Те, кто сомневался, поняли, что это правда, на следующий день, когда фашисты по-подлому убили Джузеппе Бормиеро.

Бормиеро на подъеме вклинился в их цепь. На подъеме — здесь не могло быть никаких оправданий. После первого виража пять-шесть «фиатов», следовавших за нашим товарищем, остановились, забив дорогу: они все были вмазаны в дело. Все.

Джузеппе продолжал подниматься. Тогда тот, кто шел впереди него в нескольких метрах — это была мощная двадцатитонка, — остановился тоже. Потом машина начала пятиться назад, наваливаясь всей своей тяжестью на Бормиеро.

Бормиеро сражался вовсю. Он нажал акселератор, упираясь колесами в землю. Грузовики рычали, как два сцепившихся оленя во время гона. Потам один мотор захлебнулся и смолк. Тормоза не смогли сдержать мощного натиска «фиата»: легкий «студебеккер» Бормиеро пополз к обрыву и сорвался вниз. Мы надеялись лишь, что наш товарищ умер в момент удара и смерть его была скорой и легкой. Что он не почувствовал огня.

Мы узнали, кто это сделал. Эту сволочь звали Лука.

Неделю кряду я следую за Лукой. Впритык. Обгоняю лишь на последнем отрезке, уже внизу, на пыльной дороге. Я изучил его так, словно вылепил своими руками. Как шофер он не стоил и двух су, и это служило дополнительной причиной для ненависти. Его мастодонт не столь маневрен, как наши грузовики, он прет на одной передаче, будто лавина. Ребята с общего согласия отдали Луку мне. Джузеппе Бормиеро был моим другом. Где бы ни ехал «фиат» — в голове колонны, в середине или замыкающим, ребята отсекают его, пять-шесть машин вклиниваются, создавая пробку, как сделали фашисты в тот раз, когда угробили Бормиеро.

Тут вступаю в игру я. Пристраиваюсь в затылок и еду следом. Дистанция между нами не больше метра, иногда отпускаю его за поворот, чтобы дать надежду — ага, он сумел оторваться. Но тут же вновь нагоняю: ку-ку, я здесь. Он пытается подловить меня, резко тормозя, в надежде, что я расквашу себе нос о его железный кузов, но я не из того теста. Кто глупее? Догадайся сам. Это, безусловно, действует ему на нервы. Он ведет махину весом в двадцать тысяч кило, набычившись, ежесекундно ожидая подвоха.

И только внизу, когда в облаке пыли уже ничего не видно, я обхожу его — пусть поглотает у меня пыль из-под хвоста.

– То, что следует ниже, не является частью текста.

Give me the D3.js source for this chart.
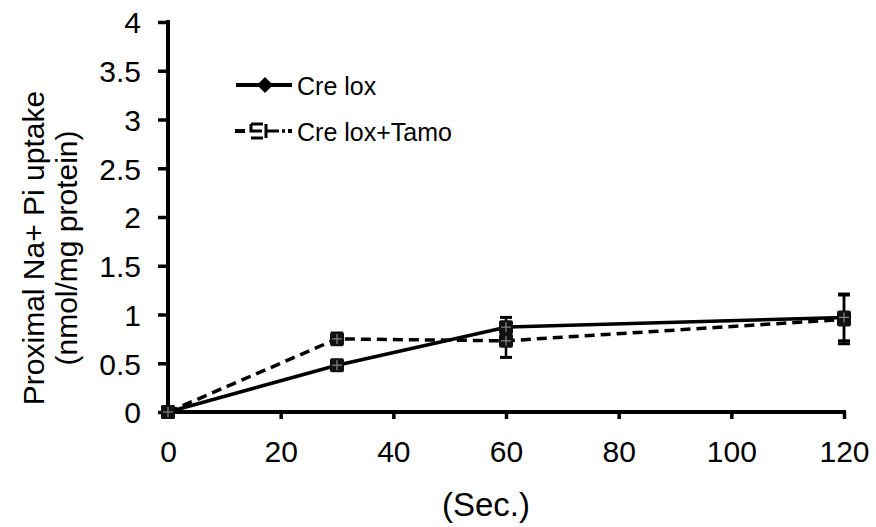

Так прошла неделя без перерыва на воскресенье. В конце концов он не выдержал. Внизу возле решетки порта он вылез из кабины и, почесываясь, двинулся ко мне.

— Почему ты меня преследуешь?

Он выговорил это старательно, не исказив французского языка. На челе его читалась озабоченность, а большие черные глаза смотрели по-детски обиженно.

— Проваливай, гадина, — ответил я.

Фигура у него куда внушительней моей: 120 кило, если только это не пустой мешок. На всякий случай я вытягиваю из-под сиденья разводной ключ. Но он стоит, опустив ручищи, не двигаясь. Меня это устраивает: ему еще предстоит помучиться, а если я проломлю ему голову сейчас, не избежать полиции и тюрьмы. Я плюю ему под ноги. Он не реагирует. Я делаю ему мизинцем и указательным пальцем знак рогоносца. Он не реагирует. Я кусаю себя за согнутый палец, показывая смертельную ненависть. Он не реагирует. Только тихо говорит:

— Я тебе ничего не сделал.

— Сделал, Лука. И долго ты не проживешь.